* Set exercise
Print exactly the lines from the first one down to the line containing "anna_bb_err = [0, 0.15, 0.20, 0.35, 0.30, 0.35, 0.30, 0.30]", both ends included, with no pictures and nothing else.

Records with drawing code
-=-=-

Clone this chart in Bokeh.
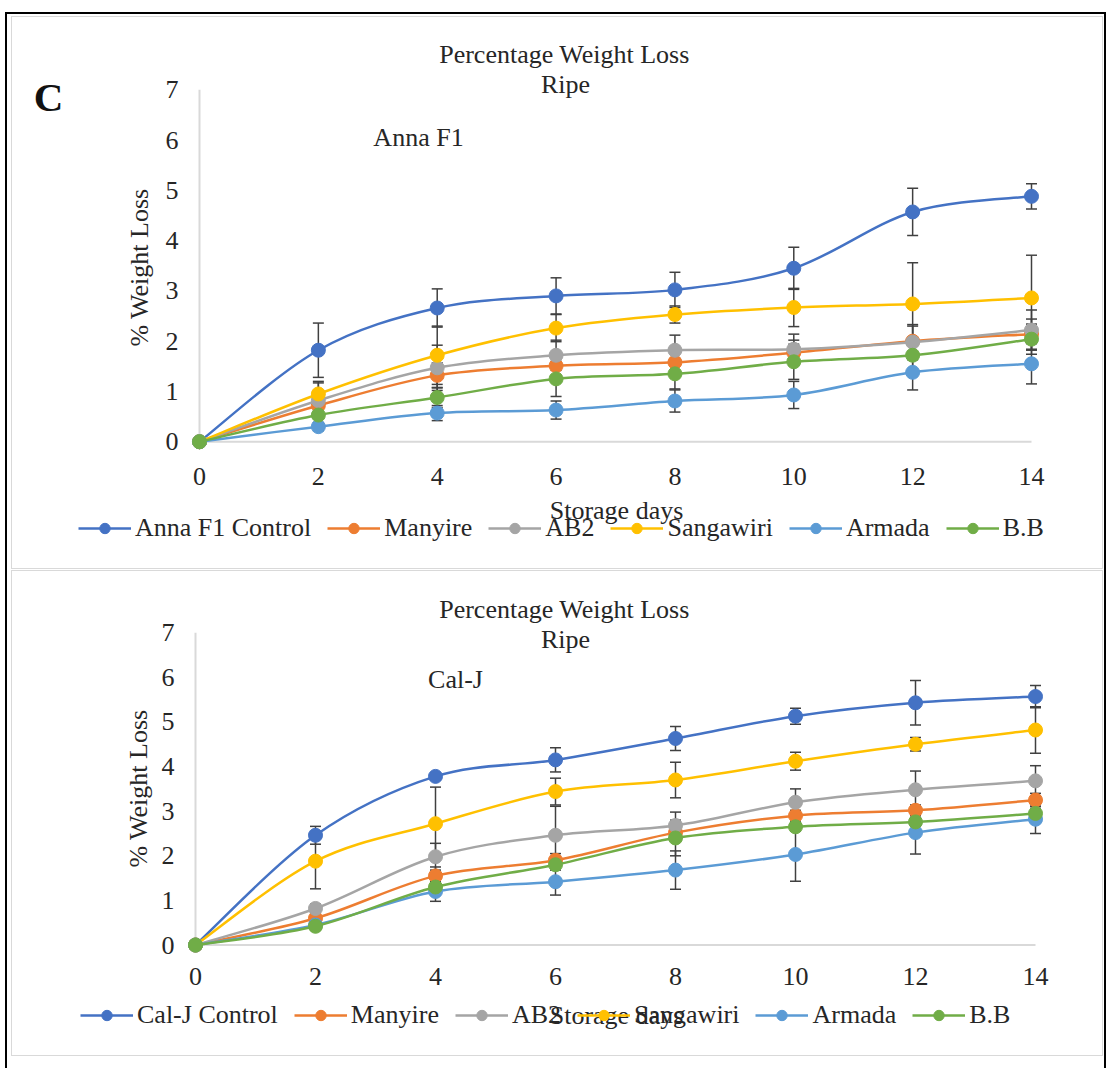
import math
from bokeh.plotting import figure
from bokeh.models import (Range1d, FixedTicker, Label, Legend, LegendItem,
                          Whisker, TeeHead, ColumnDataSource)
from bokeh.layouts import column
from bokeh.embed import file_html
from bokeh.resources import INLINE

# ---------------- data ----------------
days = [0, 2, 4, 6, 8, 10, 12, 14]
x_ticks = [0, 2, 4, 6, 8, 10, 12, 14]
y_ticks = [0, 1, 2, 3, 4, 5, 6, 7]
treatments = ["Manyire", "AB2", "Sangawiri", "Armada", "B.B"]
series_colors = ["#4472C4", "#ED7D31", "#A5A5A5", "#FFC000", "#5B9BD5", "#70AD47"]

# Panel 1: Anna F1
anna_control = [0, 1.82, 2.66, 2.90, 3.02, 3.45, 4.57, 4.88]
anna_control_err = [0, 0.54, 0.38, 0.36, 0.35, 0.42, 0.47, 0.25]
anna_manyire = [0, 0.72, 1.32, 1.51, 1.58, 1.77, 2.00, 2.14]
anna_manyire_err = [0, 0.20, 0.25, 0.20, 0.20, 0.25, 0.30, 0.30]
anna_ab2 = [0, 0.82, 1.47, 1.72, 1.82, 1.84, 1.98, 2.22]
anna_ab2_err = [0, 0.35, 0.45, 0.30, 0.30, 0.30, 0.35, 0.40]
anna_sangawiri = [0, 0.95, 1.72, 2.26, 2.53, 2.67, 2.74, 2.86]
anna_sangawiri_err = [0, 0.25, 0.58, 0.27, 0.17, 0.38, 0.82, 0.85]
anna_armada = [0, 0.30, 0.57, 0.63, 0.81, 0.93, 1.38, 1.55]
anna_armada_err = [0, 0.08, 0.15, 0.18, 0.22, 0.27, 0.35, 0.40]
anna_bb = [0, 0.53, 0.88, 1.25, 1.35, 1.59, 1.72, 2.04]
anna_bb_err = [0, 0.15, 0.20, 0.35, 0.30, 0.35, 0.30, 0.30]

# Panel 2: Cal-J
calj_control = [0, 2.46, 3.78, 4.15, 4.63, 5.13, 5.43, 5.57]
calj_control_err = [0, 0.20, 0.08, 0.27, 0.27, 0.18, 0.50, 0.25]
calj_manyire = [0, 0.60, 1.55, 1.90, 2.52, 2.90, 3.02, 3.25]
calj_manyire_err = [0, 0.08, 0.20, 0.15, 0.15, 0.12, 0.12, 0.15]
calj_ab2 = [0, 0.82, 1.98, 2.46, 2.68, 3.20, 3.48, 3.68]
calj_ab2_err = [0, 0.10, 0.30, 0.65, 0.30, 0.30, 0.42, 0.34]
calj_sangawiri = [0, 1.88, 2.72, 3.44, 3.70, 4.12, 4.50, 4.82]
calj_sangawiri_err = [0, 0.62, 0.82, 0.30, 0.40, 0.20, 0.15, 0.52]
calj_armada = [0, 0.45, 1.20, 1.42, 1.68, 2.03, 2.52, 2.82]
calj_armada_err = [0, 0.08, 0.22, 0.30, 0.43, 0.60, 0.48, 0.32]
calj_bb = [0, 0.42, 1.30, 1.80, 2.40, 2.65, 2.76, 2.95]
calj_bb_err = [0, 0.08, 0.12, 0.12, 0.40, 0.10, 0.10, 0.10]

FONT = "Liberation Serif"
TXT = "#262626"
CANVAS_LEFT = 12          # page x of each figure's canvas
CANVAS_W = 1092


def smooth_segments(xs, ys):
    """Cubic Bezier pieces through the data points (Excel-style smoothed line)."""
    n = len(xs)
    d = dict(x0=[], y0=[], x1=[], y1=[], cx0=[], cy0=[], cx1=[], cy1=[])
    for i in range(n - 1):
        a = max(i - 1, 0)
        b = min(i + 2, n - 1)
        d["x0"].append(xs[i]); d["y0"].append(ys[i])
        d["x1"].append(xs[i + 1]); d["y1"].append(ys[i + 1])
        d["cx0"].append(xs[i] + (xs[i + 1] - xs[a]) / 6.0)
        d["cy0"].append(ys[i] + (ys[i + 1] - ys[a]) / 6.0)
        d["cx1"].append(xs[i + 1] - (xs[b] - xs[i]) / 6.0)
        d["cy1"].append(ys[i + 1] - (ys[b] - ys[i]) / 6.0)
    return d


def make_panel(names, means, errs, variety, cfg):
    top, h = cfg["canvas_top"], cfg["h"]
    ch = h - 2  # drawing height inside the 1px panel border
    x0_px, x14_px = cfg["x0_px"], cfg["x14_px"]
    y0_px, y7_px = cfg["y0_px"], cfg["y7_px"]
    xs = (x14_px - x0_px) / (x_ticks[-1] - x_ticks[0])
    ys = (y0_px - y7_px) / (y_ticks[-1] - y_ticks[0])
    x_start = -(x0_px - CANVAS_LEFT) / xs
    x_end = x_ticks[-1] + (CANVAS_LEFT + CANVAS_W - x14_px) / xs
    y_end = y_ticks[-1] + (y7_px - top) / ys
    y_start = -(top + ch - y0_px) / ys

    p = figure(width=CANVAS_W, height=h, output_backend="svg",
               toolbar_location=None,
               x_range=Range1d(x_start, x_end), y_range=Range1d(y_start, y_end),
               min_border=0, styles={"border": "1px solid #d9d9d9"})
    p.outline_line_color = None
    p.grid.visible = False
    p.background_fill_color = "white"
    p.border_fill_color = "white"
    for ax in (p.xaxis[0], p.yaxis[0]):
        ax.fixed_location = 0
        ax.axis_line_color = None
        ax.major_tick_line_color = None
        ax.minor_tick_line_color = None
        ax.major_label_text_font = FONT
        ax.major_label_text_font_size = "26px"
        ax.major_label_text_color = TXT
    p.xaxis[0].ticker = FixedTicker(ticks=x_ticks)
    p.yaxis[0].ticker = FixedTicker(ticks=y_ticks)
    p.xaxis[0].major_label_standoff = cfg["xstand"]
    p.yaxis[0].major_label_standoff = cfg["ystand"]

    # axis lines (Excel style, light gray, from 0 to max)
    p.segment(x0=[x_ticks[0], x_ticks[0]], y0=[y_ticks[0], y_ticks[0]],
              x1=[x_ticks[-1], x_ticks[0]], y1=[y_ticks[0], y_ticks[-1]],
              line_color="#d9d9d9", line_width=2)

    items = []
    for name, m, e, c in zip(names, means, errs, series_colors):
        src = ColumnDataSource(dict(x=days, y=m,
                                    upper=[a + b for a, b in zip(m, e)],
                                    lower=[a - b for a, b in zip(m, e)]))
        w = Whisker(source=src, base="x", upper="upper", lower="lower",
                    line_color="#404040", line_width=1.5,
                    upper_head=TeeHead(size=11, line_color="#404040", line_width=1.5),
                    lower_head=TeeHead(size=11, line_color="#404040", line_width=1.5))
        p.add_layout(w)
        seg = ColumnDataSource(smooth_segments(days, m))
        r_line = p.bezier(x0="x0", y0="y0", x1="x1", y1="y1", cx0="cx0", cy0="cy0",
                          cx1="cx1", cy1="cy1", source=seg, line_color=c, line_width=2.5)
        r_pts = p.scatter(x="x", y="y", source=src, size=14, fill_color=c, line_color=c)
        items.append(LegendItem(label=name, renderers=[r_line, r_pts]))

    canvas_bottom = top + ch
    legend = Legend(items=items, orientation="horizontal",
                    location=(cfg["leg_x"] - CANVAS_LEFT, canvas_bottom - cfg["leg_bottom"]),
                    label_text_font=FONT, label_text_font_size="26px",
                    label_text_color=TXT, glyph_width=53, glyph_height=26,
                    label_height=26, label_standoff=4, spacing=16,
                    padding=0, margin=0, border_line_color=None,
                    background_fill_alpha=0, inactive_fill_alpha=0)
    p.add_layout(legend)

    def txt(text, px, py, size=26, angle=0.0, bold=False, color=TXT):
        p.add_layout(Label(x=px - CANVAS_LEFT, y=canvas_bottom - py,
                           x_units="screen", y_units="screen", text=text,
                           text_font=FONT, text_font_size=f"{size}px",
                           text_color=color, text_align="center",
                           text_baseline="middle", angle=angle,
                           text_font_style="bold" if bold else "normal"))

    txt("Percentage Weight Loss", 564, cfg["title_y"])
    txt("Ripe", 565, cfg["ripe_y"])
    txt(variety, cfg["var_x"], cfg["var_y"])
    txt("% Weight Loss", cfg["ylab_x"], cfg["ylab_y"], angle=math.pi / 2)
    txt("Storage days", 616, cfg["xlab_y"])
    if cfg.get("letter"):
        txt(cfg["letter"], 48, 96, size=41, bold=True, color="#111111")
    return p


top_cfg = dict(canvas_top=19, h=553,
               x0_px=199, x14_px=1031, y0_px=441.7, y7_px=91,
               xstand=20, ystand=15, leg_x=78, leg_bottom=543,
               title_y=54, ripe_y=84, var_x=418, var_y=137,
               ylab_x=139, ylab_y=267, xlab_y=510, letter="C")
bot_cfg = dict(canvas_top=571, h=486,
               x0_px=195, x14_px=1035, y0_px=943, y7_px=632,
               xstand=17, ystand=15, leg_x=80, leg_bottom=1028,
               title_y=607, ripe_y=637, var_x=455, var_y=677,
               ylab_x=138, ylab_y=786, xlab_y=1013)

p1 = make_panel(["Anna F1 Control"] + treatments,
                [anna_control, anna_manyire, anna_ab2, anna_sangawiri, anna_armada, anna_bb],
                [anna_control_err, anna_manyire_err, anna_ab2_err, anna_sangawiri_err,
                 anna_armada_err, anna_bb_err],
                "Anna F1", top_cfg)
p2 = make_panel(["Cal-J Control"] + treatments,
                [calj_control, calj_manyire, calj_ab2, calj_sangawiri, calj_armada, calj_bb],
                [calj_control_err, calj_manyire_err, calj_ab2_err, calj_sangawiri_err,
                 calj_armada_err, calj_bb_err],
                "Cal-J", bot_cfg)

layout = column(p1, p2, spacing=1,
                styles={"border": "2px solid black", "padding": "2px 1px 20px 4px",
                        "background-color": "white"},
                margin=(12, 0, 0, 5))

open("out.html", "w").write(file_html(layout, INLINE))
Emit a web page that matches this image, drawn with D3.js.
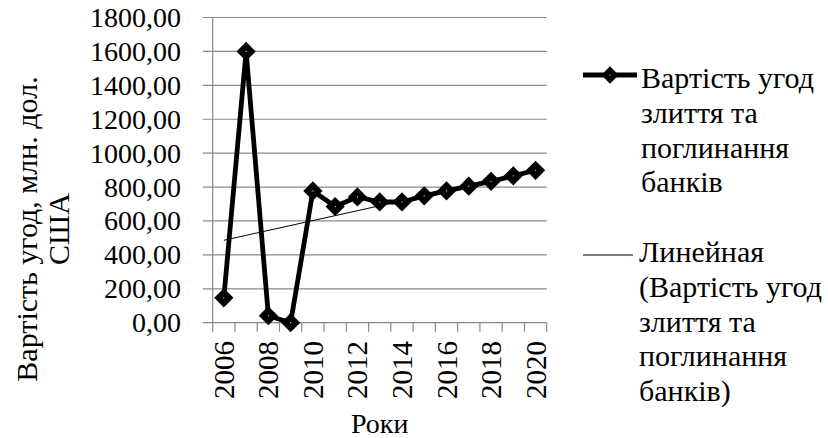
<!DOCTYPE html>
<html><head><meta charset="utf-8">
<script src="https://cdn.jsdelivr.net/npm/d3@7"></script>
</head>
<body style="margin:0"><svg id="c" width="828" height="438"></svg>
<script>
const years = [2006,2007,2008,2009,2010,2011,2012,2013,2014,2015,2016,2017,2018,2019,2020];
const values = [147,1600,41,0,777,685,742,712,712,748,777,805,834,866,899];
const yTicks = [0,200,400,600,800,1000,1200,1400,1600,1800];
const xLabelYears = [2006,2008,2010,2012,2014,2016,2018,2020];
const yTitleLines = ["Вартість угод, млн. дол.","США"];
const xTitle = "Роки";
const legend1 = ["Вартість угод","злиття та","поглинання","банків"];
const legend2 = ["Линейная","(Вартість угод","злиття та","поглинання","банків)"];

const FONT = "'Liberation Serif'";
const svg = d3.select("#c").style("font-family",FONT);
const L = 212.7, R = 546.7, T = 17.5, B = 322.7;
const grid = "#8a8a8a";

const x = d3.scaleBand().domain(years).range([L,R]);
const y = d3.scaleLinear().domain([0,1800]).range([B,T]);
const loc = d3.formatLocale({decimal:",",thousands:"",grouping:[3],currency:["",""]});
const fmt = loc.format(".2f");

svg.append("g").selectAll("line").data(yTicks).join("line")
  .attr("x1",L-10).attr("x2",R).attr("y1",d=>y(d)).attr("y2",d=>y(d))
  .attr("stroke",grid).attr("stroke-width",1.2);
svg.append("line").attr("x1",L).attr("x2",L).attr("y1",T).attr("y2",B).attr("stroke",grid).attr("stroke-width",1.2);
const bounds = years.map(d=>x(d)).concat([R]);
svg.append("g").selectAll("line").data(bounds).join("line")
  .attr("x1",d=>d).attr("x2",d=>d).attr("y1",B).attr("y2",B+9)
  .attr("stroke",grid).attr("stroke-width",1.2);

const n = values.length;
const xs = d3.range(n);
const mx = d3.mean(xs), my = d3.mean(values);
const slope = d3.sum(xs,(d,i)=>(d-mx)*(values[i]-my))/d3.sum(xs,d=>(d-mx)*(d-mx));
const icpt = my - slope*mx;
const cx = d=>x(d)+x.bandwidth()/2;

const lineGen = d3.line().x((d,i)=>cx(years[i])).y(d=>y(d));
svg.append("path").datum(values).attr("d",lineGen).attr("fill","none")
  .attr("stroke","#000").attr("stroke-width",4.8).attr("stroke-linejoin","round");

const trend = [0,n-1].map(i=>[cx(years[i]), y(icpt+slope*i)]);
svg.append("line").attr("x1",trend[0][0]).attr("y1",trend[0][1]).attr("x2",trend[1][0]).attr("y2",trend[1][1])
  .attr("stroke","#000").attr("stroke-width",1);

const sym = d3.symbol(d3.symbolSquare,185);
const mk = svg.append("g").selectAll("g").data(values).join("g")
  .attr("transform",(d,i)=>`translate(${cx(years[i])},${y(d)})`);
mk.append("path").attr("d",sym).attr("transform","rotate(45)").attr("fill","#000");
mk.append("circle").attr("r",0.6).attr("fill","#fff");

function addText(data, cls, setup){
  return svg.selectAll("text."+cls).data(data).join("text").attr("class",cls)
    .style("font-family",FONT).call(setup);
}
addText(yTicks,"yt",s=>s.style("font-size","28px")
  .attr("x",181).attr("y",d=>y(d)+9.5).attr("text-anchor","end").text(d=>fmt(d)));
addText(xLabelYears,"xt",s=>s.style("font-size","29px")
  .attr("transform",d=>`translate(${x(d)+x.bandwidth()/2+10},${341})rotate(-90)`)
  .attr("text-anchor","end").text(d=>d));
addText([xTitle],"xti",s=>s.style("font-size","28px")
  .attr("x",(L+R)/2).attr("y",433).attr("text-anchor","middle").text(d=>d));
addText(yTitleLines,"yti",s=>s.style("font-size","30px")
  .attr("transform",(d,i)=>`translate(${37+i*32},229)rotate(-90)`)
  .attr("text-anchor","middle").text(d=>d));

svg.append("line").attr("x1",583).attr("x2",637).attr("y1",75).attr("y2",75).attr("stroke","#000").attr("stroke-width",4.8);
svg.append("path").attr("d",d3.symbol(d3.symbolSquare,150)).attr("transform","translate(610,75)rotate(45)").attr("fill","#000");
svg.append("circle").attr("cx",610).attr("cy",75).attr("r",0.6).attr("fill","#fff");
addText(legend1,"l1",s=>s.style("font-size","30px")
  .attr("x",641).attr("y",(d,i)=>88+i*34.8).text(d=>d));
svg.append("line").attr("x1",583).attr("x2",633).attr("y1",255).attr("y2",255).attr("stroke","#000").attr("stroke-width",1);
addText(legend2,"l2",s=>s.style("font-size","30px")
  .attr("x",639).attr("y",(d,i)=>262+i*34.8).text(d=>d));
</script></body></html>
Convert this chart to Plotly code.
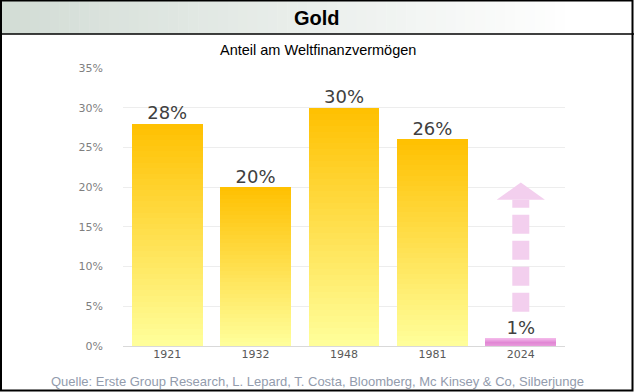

-=-=-

* Output of the task
Clone this chart in Bokeh.
import math
from bokeh.plotting import figure
from bokeh.models import (Range1d, FixedTicker, Label, Legend, LegendItem,
                          Whisker, TeeHead, ColumnDataSource)
from bokeh.layouts import column
from bokeh.embed import file_html
from bokeh.resources import INLINE

# ---------------- data ----------------
days = [0, 2, 4, 6, 8, 10, 12, 14]
x_ticks = [0, 2, 4, 6, 8, 10, 12, 14]
y_ticks = [0, 1, 2, 3, 4, 5, 6, 7]
treatments = ["Manyire", "AB2", "Sangawiri", "Armada", "B.B"]
series_colors = ["#4472C4", "#ED7D31", "#A5A5A5", "#FFC000", "#5B9BD5", "#70AD47"]

# Panel 1: Anna F1
anna_control = [0, 1.82, 2.66, 2.90, 3.02, 3.45, 4.57, 4.88]
anna_control_err = [0, 0.54, 0.38, 0.36, 0.35, 0.42, 0.47, 0.25]
anna_manyire = [0, 0.72, 1.32, 1.51, 1.58, 1.77, 2.00, 2.14]
anna_manyire_err = [0, 0.20, 0.25, 0.20, 0.20, 0.25, 0.30, 0.30]
anna_ab2 = [0, 0.82, 1.47, 1.72, 1.82, 1.84, 1.98, 2.22]
anna_ab2_err = [0, 0.35, 0.45, 0.30, 0.30, 0.30, 0.35, 0.40]
anna_sangawiri = [0, 0.95, 1.72, 2.26, 2.53, 2.67, 2.74, 2.86]
anna_sangawiri_err = [0, 0.25, 0.58, 0.27, 0.17, 0.38, 0.82, 0.85]
anna_armada = [0, 0.30, 0.57, 0.63, 0.81, 0.93, 1.38, 1.55]
anna_armada_err = [0, 0.08, 0.15, 0.18, 0.22, 0.27, 0.35, 0.40]
anna_bb = [0, 0.53, 0.88, 1.25, 1.35, 1.59, 1.72, 2.04]
anna_bb_err = [0, 0.15, 0.20, 0.35, 0.30, 0.35, 0.30, 0.30]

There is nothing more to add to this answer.